Démocratiser la monnaie sans passer par les banques

La politique de « Quantitative Easing (QE) » (assouplissement quantitatif) menée depuis deux ans par la BCE profite aux marchés financiers, sans assurer la croissance nécessaire.

Interview de Stanislas Jourdan, coordinateur du Mouvement international pour la réforme monétaire et une orientation plus démocratique de la création monétaire de la BCE.

D’où vient cette campagne européenne pour une politique d’assouplissement quantitatif de la création monétaire au service des populations européennes, que devrait mener la BCE ? Avec quels soutiens ?

L’initiative a été lancée par l’association britannique Positive Money il y a un peu plus d’an an, avant le Brexit. Elle a reçu le soutien d’une vingtaine d’ONG européennes, dont la fondation Nicolas Hulot ou le mouvement SOL, avec l’idée de démocratiser à travers la BCE une création monétaire qui ne passerait pas par les banques. Depuis deux ans, la BCE mène une politique de « Quantitative Easing (QE) » en rachetant des dettes des États (80 %) et des entreprises (5 %) d’autres actifs financiers (15%) pour que le secteur financier se remette à prêter et que la croissance reparte. Dans les faits, cette politique, qui pèsera 2 300 milliards d’euros fin 2017, est inégalitaire et largement inefficace.
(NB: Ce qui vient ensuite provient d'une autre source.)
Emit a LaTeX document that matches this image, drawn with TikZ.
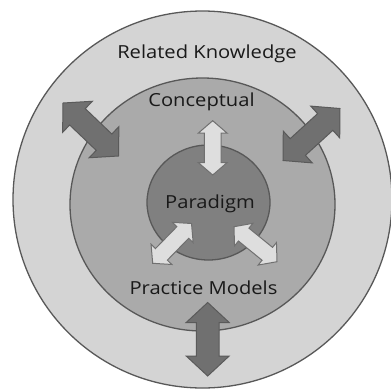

Un État comme la Grèce en est exclue par exemple, et le volet des obligations d’entreprise profite essentiellement aux grandes entreprises cotées qui voient leurs dettes rachetées par la BCE.

Certes les conditions de crédit se sont améliorées, mais la capacité d’endettement des citoyens et des entreprises est limitée. Le point positif est que cela fait baisser le taux d’endettement des gouvernements, leur permettant en théorie de relancer l’économie via la dépense publique. Mais encore une fois, cet effet est neutralisé parce que les États européens n’ont pas le droit de faire de la relance budgétaire. Au final, la croissance n’est pas au rendez-vous en dépit de cette politique, et le taux d’inflation reste très faible.
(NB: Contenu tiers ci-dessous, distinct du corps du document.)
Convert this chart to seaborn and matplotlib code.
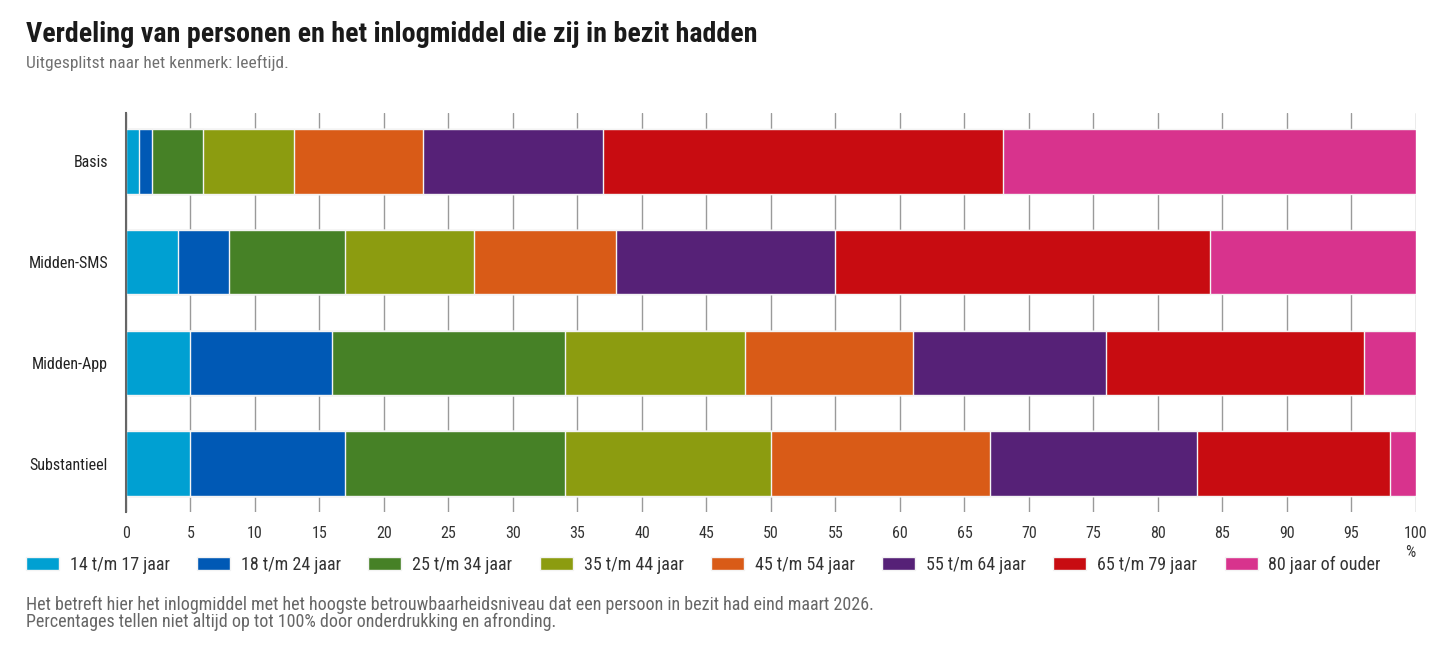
import matplotlib
matplotlib.use("Agg")
import matplotlib.pyplot as plt
from matplotlib.patches import Patch
import numpy as np
import seaborn as sns

# data (percent per age group)
categories = ["Basis", "Midden-SMS", "Midden-App", "Substantieel"]
age_groups = ["14 t/m 17 jaar", "18 t/m 24 jaar", "25 t/m 34 jaar", "35 t/m 44 jaar",
              "45 t/m 54 jaar", "55 t/m 64 jaar", "65 t/m 79 jaar", "80 jaar of ouder"]
basis = [1, 1, 4, 7, 10, 14, 31, 32]
midden_sms = [4, 4, 9, 10, 11, 17, 29, 16]
midden_app = [5, 11, 18, 14, 13, 15, 20, 4]
substantieel = [5, 12, 17, 16, 17, 16, 15, 2]
colors = ["#00a0d2", "#0059b5", "#468126", "#8c9c10",
          "#d95b17", "#562177", "#c80c11", "#d8338d"]
xticks = list(range(0, 101, 5))

values = np.array([basis, midden_sms, midden_app, substantieel], dtype=float)
cum = values.cumsum(axis=1)

sns.set_style("white")
plt.rcParams["font.family"] = ["Roboto Condensed", "Roboto", "DejaVu Sans"]

fig = plt.figure(figsize=(14.4, 6.57), dpi=100)
ax = fig.add_axes([0.0875, 0.2207, 0.8958, 0.6073])

# stacked bars: draw the running totals from largest to smallest
for k in range(len(age_groups) - 1, -1, -1):
    sns.barplot(x=cum[:, k], y=categories, color=colors[k], orient="h",
                width=0.64, edgecolor="#f4f4f4", linewidth=1, saturation=1,
                ax=ax, zorder=3)

ax.set_xlim(0, 100)
ax.set_ylim(3.48, -0.48)
ax.set_xticks(xticks)
ax.set_xticklabels([str(t) for t in xticks])
ax.grid(axis="x", color="#9a9a9a", lw=1)
ax.set_axisbelow(True)
for s in ["top", "right", "bottom"]:
    ax.spines[s].set_visible(False)
ax.spines["left"].set_color("#666666")
ax.spines["left"].set_linewidth(1.5)
ax.spines["left"].set_zorder(4)
ax.tick_params(axis="x", length=0, pad=10, labelsize=11.5, colors="#333333")
ax.tick_params(axis="y", length=0, pad=13, labelsize=11.5, colors="#222222")
ax.set_xlabel("")
ax.set_ylabel("")
ax.annotate("%", xy=(100, 0), xycoords=("data", "axes fraction"),
            xytext=(-4, -29), textcoords="offset points",
            ha="center", va="center", fontsize=11.5, color="#333333")

handles = [Patch(facecolor=c, edgecolor="#f4f4f4", label=g) for c, g in zip(colors, age_groups)]
fig.legend(handles=handles, loc="center left", bbox_to_anchor=(0.018, 0.14),
           ncol=8, frameon=False, fontsize=13, handlelength=1.83, handleheight=0.72,
           handletextpad=0.6, columnspacing=1.52, borderpad=0, borderaxespad=0,
           labelcolor="#333333")

fig.text(0.018, 0.947, "Verdeling van personen en het inlogmiddel die zij in bezit hadden",
         fontsize=20.2, fontweight="bold", color="#1a1a1a", va="center", ha="left")
fig.text(0.018, 0.904, "Uitgesplitst naar het kenmerk: leeftijd.",
         fontsize=12.5, color="#707070", va="center", ha="left")
fig.text(0.018, 0.079, "Het betreft hier het inlogmiddel met het hoogste betrouwbaarheidsniveau "
         "dat een persoon in bezit had eind maart 2026.",
         fontsize=13, color="#666666", va="center", ha="left")
fig.text(0.018, 0.053, "Percentages tellen niet altijd op tot 100% door onderdrukking en afronding.",
         fontsize=13, color="#666666", va="center", ha="left")

fig.savefig("out.png", dpi=100, facecolor="white")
La BCE n’a pas le droit de donner de l’argent aux États. En quoi cet assouplissement monétaire serait-il un moyen de contournement, notamment à travers la « monnaie hélicoptère » ?

La meilleure des solutions pour rapidement relancer la consommation serait que la création monétaire de la BCE puisse alimenter directement les comptes bancaires de tous les citoyens européens. Plutôt que d’injecter 2,300 milliard d’euros dans les marchés financier, cela pourrait se traduire par l’injection de 1 000 € pour tous les citoyens européens adultes, de façon ponctuelle, en fonction du besoin. La BCE pourrait simultanément financer les banques publiques des différents États sur des stratégies à plus long terme, en matière de transition énergétique par exemple.

Quels sont les freins et en quoi votre action vise-t-elle à les lever ?

Rien dans les Traités n’interdit à la BCE de distribuer de la monnaie directement aux citoyens. Mais les banquiers centraux pensent qu’ils n’ont pas la légitimité politique pour le faire. Il y a de plus en plus de discussions sur ce sujet au sein de la BCE qui est bien consciente que les outils monétaires classiques fonctionnent de moins en moins. Il faut désormais que la BCE affirme sa légitimité politique à orienter une partie de la création monétaire vers les peuples, sans pour autant empiéter sur les prérogatives des gouvernements.